Non-Controlling Interests
The equity interests held by others in DFH Leyden LLC, DFH Amelia LLC, DFH Clover LLC, DFH Leyden II LLC, DFH MOF Eagle Landing LLC, DCE DFH JV LLC, DFH Capitol LLC, DFC Mandarin Estates LLC, DFC East Village LLC, DFC Wilford LLC, DFC Amelia Phase III LLC, DFC Sterling Ranch LLC, DFC Grand Landings LLC and FMR IP, LLC, have been reflected as non-controlling interests in the Consolidated Balance Sheets. Income attributable to these non-controlling interests are presented in the Consolidated Statements of Comprehensive Income as net income attributable to non-controlling interests.
Income Taxes
We are a corporation subject to income taxes in the United States. Our proportional share of the Company’s subsidiaries’ provisions are included in our consolidated financial statements. Our deferred income tax assets and liabilities are computed for differences between the asset and liability method and financial statement amounts that will result in taxable or deductible amounts in the future. We compute deferred balances based on enacted tax laws and applicable rates for the periods in which the differences are expected to affect taxable income. A valuation allowance is recognized for deferred tax assets if it is more likely than not that some portion or all of the net deferred tax assets will not be realized. In making such a determination, we consider all available positive and negative evidence, including future reversals of existing taxable temporary differences, projected future taxable income, tax-planning strategies and results of recent operations. If we determine we would be able to realize our deferred tax assets for which a valuation allowance had been recorded, then we would adjust the deferred tax asset valuation allowance, which would reduce our provision for income taxes. We evaluate the tax positions taken on income tax returns that remain open and positions expected to be taken on the current year tax returns to identify uncertain tax positions. Unrecognized tax benefits on uncertain tax positions are recorded on the basis of a two-step process in which (1) we determine whether it is more likely than not that the tax positions will be sustained on the basis of the technical merits of the position and (2) for those tax positions that meet the more-likely-than-not recognition threshold, the largest amount of tax benefit that is more than 50% likely to be realized is recognized. Interest and penalties related to unrecognized tax benefits are recorded in income tax expense. Refer to Note 8, Income Taxes.

Advertising
The Company expenses advertising costs as they are incurred. Advertising expense for the years ended December 31, 2022, 2021 and 2020 was $15.5 million, $7.1 million and $6.2 million, respectively.
Equity-Based Compensation
Certain individuals on our management team are eligible for equity-based compensation, which is awarded according to the terms of individual contracts with those managers. The Company records compensation cost for equity units awarded to employees in return for employee service. The cost is measured at the grant-date fair value of the award and recognized as compensation expense over the employee service period, which is normally the vesting period. We recognize forfeitures of equity-based awards as a reduction to compensation costs in the period in which they occur.
Reclassifications
Certain reclassifications have been made in the 2021 and 2020 Consolidated Financial Statements to conform to the classifications used in 2022.
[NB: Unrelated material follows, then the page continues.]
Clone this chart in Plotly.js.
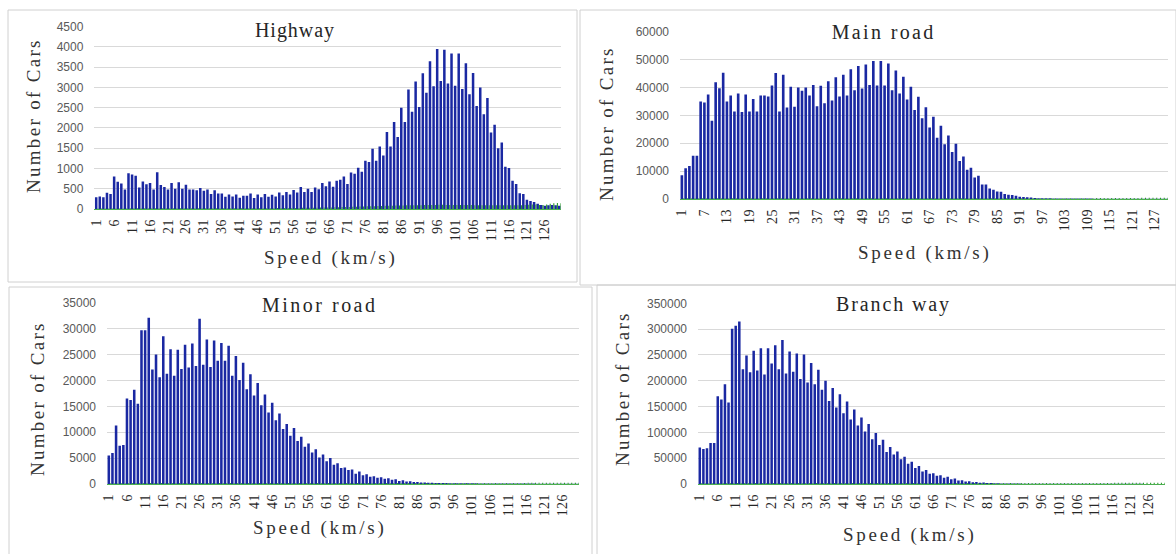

Recent Accounting Pronouncements
In March 2020, the Financial Accounting Standards Board issued Accounting Standards Update (“ASU”) 2020-04, Reference Rate Reform, which provides practical expedients and exceptions for applying GAAP when modifying contracts and hedging relationships that use LIBOR as a reference rate. These amendments are not applicable to contract modifications made and hedging relationships entered into or evaluated after December 31, 2022. In June 2022, we amended and restated our revolving credit facility, with no material impact as a result of the shift away from LIBOR (see Note 4).